The Call of the Wild: When Nature Pushes Back 

Words by Mia Cammarota

In 2012, my family and I were vacationing at Glacier National Park in Montana. I distinctly remember being told to enjoy the glaciers while they were still there because if I came back as an adult they would be gone. The doomsday tone of the park ranger alarmed me and while there are still glaciers left to see, the fear of nature fading away stuck with me. In an age of heightened eco-anxiety, the fear of the climate crisis and nature slipping away strikes many of us, albeit some more than others. In this article, the story of three adventurers and environmentalists wanting to escape modernity or connect with nature are presented. Fair warning, each ends tragically (although details are to be left out here). These stories show that as a society, we can’t look away from something so tragic yet captivating and when others push nature’s limits and find that connection many long for, it pulls us in rather than pushing us away.  

Timothy Treadwell (1957-2003) was an environmentalist, founder of the non-profit Grizzly People, and lived a lot his life in the wilderness. For thirteen summers, Treadwell fully immersed himself into living alongside the Alaskan Brown Bear camping at Katmai National Park and other Alaskan parks with high bear populations. He often filmed his experience where he is seen coming in close contact with the bears and trying to pet them. For his final trip, he brought his girlfriend, Amie Huguenard, with him to camp amongst the bears and venture into “the grizzly maze.” Treadwell noted that some of the bears seemed more aggressive than usual. On October 5th, Treadwell and Huguenard called for them to be picked up the next day, but when the pilot arrived both persons were found dead. The death of Treadwell and Huguenard were recorded by a camera with the lens cap still on; both were killed by what is believed to be an abnormally aggressive bear. The story of Timothy Treadwell paints bears as creatures to be feared and himself as someone who was “asking for it.” While I can see some truth in both claims, this story also speaks for a fight to protect bears and highlights the other sides of their being that isn’t aggression.  
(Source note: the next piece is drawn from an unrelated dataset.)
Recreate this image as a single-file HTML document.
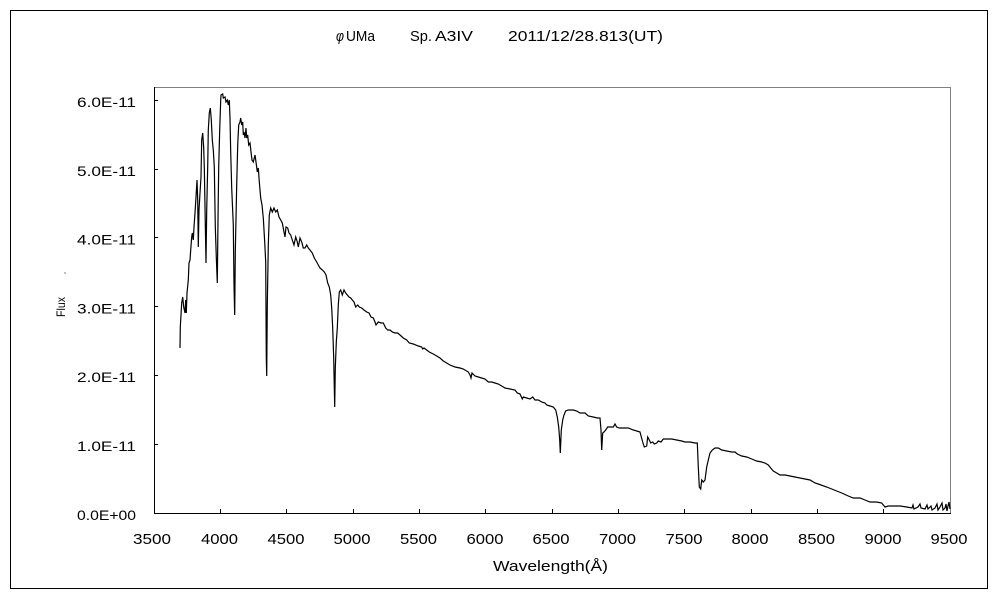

Jay Moriarty (1978-2001) grew up in Santa Cruz, California. He learned to surf at 9, and was a natural. Moriarty became obsessed with surfing a surf break off the coast of Half Moon Bay, California known as Mavericks. He went under intense physical and mental training for two years at the age of 13 with the goal of surfing Mavericks. At age 15, he successfully surfed the surf break. On January 19th, 2001, he set out to surf, unknowingly for the last time and on June 15, 2001, he died free diving in the Indian Ocean. Jay Moriarty’s life of pushing the limits ended because the limits finally pushed back. I think even if he knew his demise it wouldn’t have kept him from the ocean. The ocean is vast, powerful, and exciting. The story of Jay Moriarty was made into a movie in 2012 called Chasing Mavericks and while it ends in tragedy it’s impossible to ignore his passion for surfing. The story draws you into the world of surfing rather than pushing you away. 

Chris McCandless (1968-1992) grew up in the suburbs of Washington, D.C. and studied history and anthropology at Emory University. After completing his degree (May 1990) he donated all of his money to charity and set off on his own. Searching to get away from modernity and seeking adventure, McCandless drove to Arizona where his car stopped working due to a flash flood and set off on foot. After two years of working and travelling around Western United States and Mexico, he set forth on his final adventure. On April 25, 1992, starting in Fairbanks, Alaska he hitchhiked to the Stampede Trail where he began his adventure which was planned to end in July 1992. His trip was prolonged when a river he planned to cross back into civilization swelled. He was forced to survive on a diet that weakened his body and on September 6, 1992, Chris McCandless died. Ultimately, his death can be attributed to the tricks of nature as it was the Hedysarum alpinum plant which was believe at the time to be non-poisonous that killed him. Following his death, the plant was tested several times and finally found to be poisonous. Before the tests, when the Hedysarum alpinum plant was still believed to be safe, many saw McCandless as young and careless. His death wasn’t entirely his fault, he wanted to escape society and venture out into the wilderness, and he did so successfully, equipped with the proper knowledge. The unknown poisonous berries and the river swelling could not have been predicted, but the forces of nature need to be understood. 

These three stories are tragic and when researching Timothy Treadwell, the details of his death were difficult to read. The takeaway from this isn’t to fear nature because it’s good to know that it can have its limits. Despite controversy, all three knew the limits of their adventure and task, but that didn’t seem to matter. Treadwell had vast knowledge about bears, the aggressiveness of the bear that killed him was rare. Jay Moriarty trained for years on breath-holding techniques to survive a Maverick’s accident; he shouldn’t have died free diving. Chris McCandless was prepared to go into nature, but with its uncertainties he was still taking a big risk. Despite tragedy, we are pulled to nature as an escape and while these stories should scare us, they often light a fire of curiosity beneath us. I think that these three stories speak for what the wild is at its core: terrifying, fascinating, free, exciting. You can’t help but look its way.